2 A mesure que mes talents progressaient, j’apprenais également le respect des maîtres. Vous avez des élèves qui proviennent de nombreux arts martiaux. Certains sont de hauts gradés et d’autres sont des débutants, Comment enseignez-vous à une telle diversité de profils, sachant, qu’en plus, ils viennent de pays différents ? Les maîtres sont les aiguilles, les élèves sont les fils. Cela signifie que les élèves doivent suivre les maîtres comme le fil suit l’aiguille. En retour, les maîtres transmettent les capacités et l’esprit du sabre en l’adaptant au mental de chaque élève.

« Nous devons entraîner notre mental » Vous racontez à vos élèves qu’ils étudient Miyamoto Musashi allant même jusqu’à dire qu’ils doivent aspirer à le rencontrer. Beaucoup recherchent les techniques efficaces. Y a-t-il une distinction entre les deux approches ? Les capacités au maniement du sabre dépendent de l’esprit. Nous ne pouvons pas vaincre nos adversaires tant que nous n’avons pas réalisé l’esprit juste. Et nous pouvons encore moins nous vaincre nousmêmes. Avant toutes choses, nous devons entraîner notre mental. Pourquoi, d’après vous, tant d’arts martiaux font référence à Miyamoto Musashi  ? Et pourquoi est-il si important aujourd’hui pour l’esprit japonais ? Et pour vos élèves ? Musashi ambitionnait de devenir un grand homme du sabre quand il était jeune. A l’âge de 28 ou 29 ans, il avait combattu plus de 60 fois. Après avoir passé le cap des 30 ans, il résolut de méditer sur son passé et se dit : « J’ai tourné mon regard sur ma vie passée quand j’atteignis 30 ans et je peux affirmer que je n’ai pas vaincu mes adversaires uniquement par mes propres talents. » Il en arriva à renier les hauts faits de son existence. Il pensait que ses adversaires avaient

dû être faibles ou qu’il fut simplement chanceux. De cet instant, il commença à exercer son esprit. Après 40 ou 50 ans, cet entraînement gagna en profondeur. Il finit par atteindre le plus haut degré de réalisation.

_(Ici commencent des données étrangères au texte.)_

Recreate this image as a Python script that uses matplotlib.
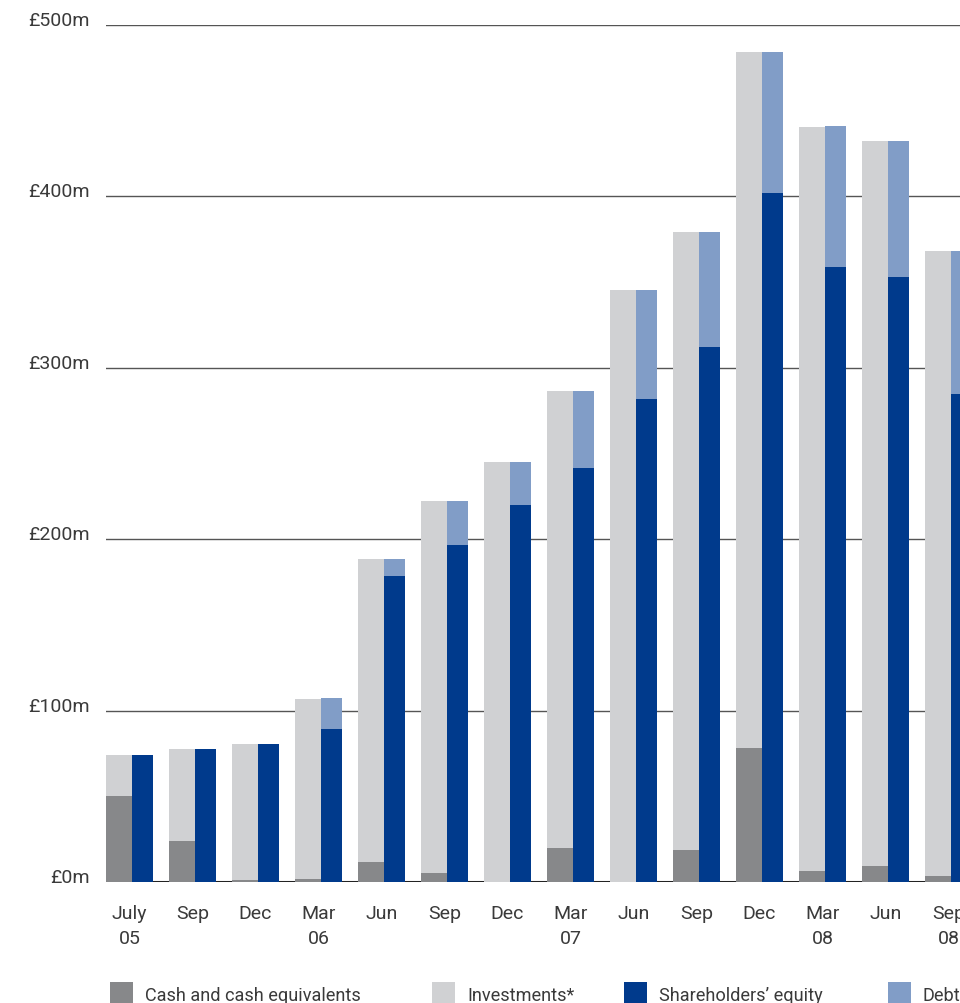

« Laisser nos adversaires commettre l’erreur » Vous rencontrez régulièrement des Koryu lors de vos démonstrations au Japon : Katori Shinto Ryu, Daito Ryu, Hontai Yoshin Ryu, Yagyu Ryu, etc. Tout ceci constitue une énorme somme d’activités. Quelles est l’importance des Koryu dans la culture japonaise ? Le Kenjutsu (Ndlr  : l’art du sabre) et les Koryu ont façonné la tournure d’esprit japonaise. Nous pouvons découvrir les fondations ou les bases de la Voie japonaise dans ces Kobudo, anciennes Voies martiales. Le Kenjutsu qu’on nomme aussi par défaut Koryu, ancienne école, est ce tronc dont sont issus les sports de combats modernes parmi lesquels on trouve le Kendo. Beaucoup de personnes découvrent le Kenjutsu à travers les films de Samouraï sans savoir qu’ils sont inspirés par les personnages et les techniques issus du Kenjutsu. Dans le film d’Akira Kurosawa, «  Les Sept Samouraï  », le personnage de Kyuzo est réputé pour avoir été calqué sur celui de Musashi. Reconnaissez-vous une proximité technique et une référence au dernier duel de Musashi avec Sasaki Kojiro ? Je reconnais que les techniques présentent des ressemblances. Mais Musashi ne se contorsionnait pas. Il ne sautait pas non plus. Nous devons laisser nos adversaires commettre l’erreur ou trouver le point faible et les attaquer à ce moment. Je pense que de telles scènes sont fabriquées tout spécialement pour le cinéma afin que l’action revête un caractère spectaculaire.